The Pirates of Penzance
|Date||28th February 2020|
|Society||Blackburn G & S Society|
|Venue||Thwaites Empire Theatre|
|Type of Show||G&S|
|Musical Director||John G Barry|
Author: Patricia Connor
The Pirates of Penzance; or, The Slave of Duty is a comic opera in two acts and was the fifth collaboration by W. S.Gilbert and Arthur Sullivan. The show premiered at the Fifth Avenue Theatre New York in 1879 before opening at the Opera Comique London in 1880. It is one of the most frequently performed Gilbert and Sullivan operas along with The Mikado and H.M.S. Pinafore.
The story is about Frederic, who should have been apprenticed to a pilot as a young boy but unfortunately he was mistakenly apprenticed to a band of Pirates by his nursemaid Ruth. However now having reached his twenty first birthday he is to be released from this apprenticeship.He meets Mabel, the daughter of Major-General Stanley, while walking on the beach with her sisters and they fall in love. Frederic sees his opportunity to atone for his life of piracy and agrees to help the police to capture the Pirates .Unfortunately, Frederic is told by Ruth and the Pirate King that he was born on the 29th of February so is a leap year baby, and only has a birthday every four years, meaning technically he is only five years old, so he is still apprenticed to the pirates for another sixty-three years. Frederic has a strong sense of duty, and reluctantly he re-joins the Pirates and tells them that the police plan to storm their hideout, happily Mabel says she will wait for him. In the end all problems are resolved and everything ends happily
I was really looking forward to this production as “Pirates of Penzance” is one of my favourite Gilbert and Sullivan operettas and happily I was not disappointed as this was an upbeat very entertaining production with some innovative ideas and good performances from the cast.
When the show opened there was a lovely surprise when we were treated to a wonderful performance by The Zoe Thompson dancers, telling the story of the Opera in the form dance, all the dancers interpreted the excellent choreography expertly and beautifully.

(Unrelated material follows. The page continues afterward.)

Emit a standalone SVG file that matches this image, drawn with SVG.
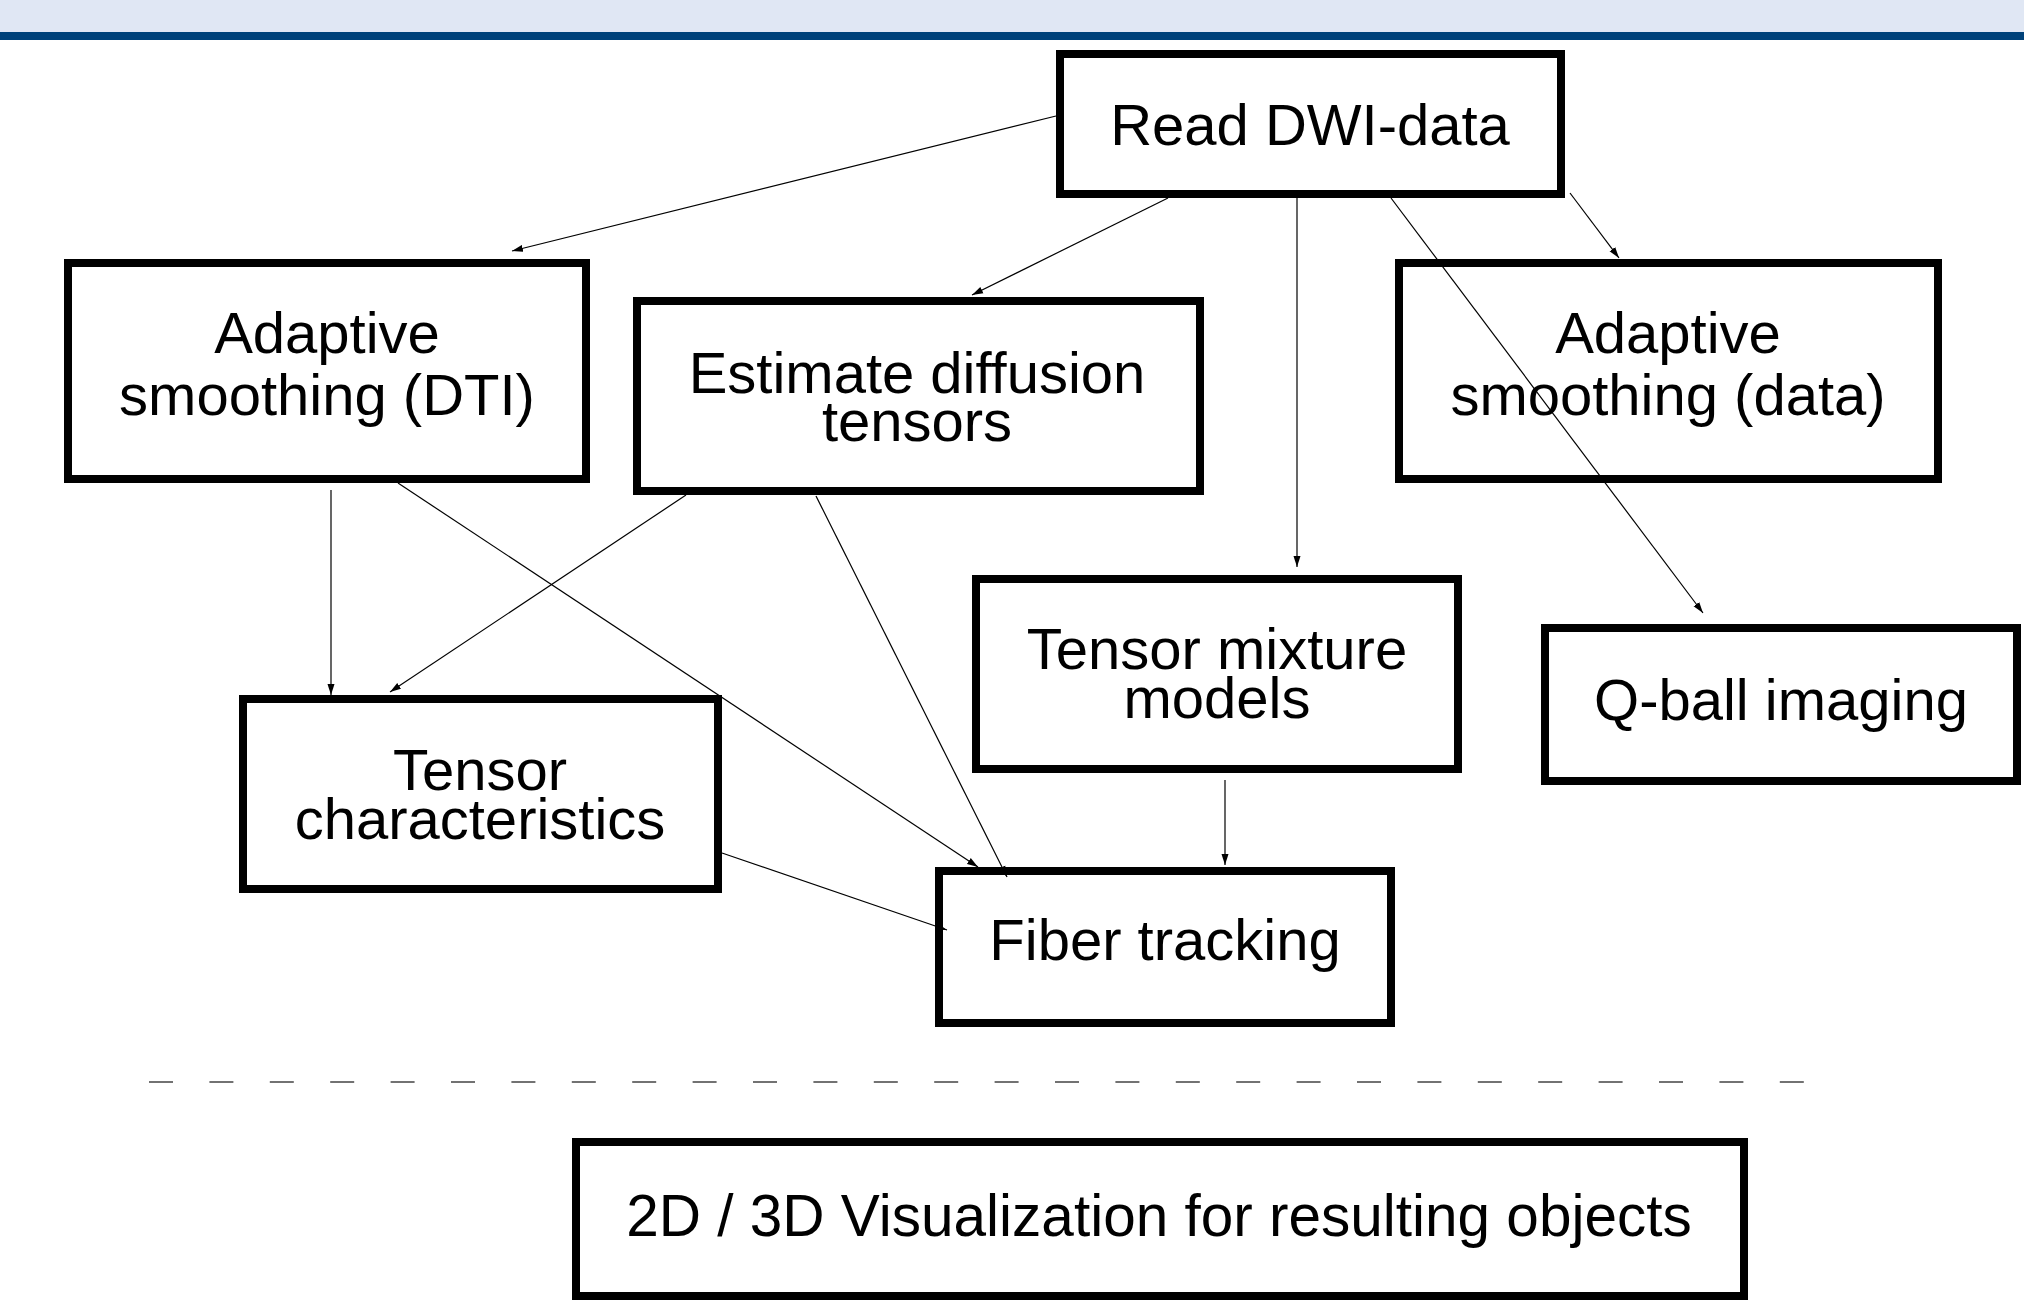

They were accompanied by the expert orchestra led by Musical Director John G Barry playing the overture, they performed at just the right level of sound for the show supporting the cast very well.
Director David Slater as usual added some lovely innovative touches to the production and had gathered together an enthusiastic cast that resulted in a good comedic interpretation of this well-loved show. Everyone worked together as a team, to make this an enjoyable evening for the audience.The cast included Paul Cross who performed strongly and sang very well as Pirate Apprentice, and birthday boy Frederic, he was complemented nicely by Deborah Thew in the role of Mabel who looked the part and gave an excellent performance reaching the high notes with ease. David Seager played the Pirate King with lots of confidence and some swagger, while Tony Lewis was first-rate producing some lovely subtle comedy as Major General Stanley, making a very good job of“ I am the very Model of a Modern Major General”. Heather Nicholas produced a very enjoyable comedic performance as Ruth, Frederic’s nursemaid, I really liked her interpretation of this character and Craig Fletcher gave us a rather camp Samuel the Piratical Aide-de-camp which was an enjoyable comical twist to this role making it more prominent. Mick Dawson had just the right voice for the Sergeant of Police, who was supported by his fellow policemen and the roles of Edith and Kate were very nicely played by Kath Rand and Amy Bell. There was also another surprise towards the end of the show when we were treated to an appearance by Queen Victoria (Irene Kennedy).The chorus as a whole performed with lots of enthusiasm, supporting the principal cast well, but even though the women’s chorus was rather depleted, I have to say I was impressed that each of them played their part to the full. All the chorus appeared to be enjoying themselves which came across to the audience.and I have to say I really enjoyed “Hail Poetry”. Generally diction and projection were satisfactory, meaning the dialogue and sung words could be followed easily by the audience and the pace of the show was just right.
There were just two sets, one for each act which were well designed, effective and built by Eric Parkington. Costumes were just right and very colourful, they enhanced and brought authenticity to the production.
Congratulations to David Slater and all involved in bringing this very enjoyable production to the stage and thank you for making my friend and I welcome.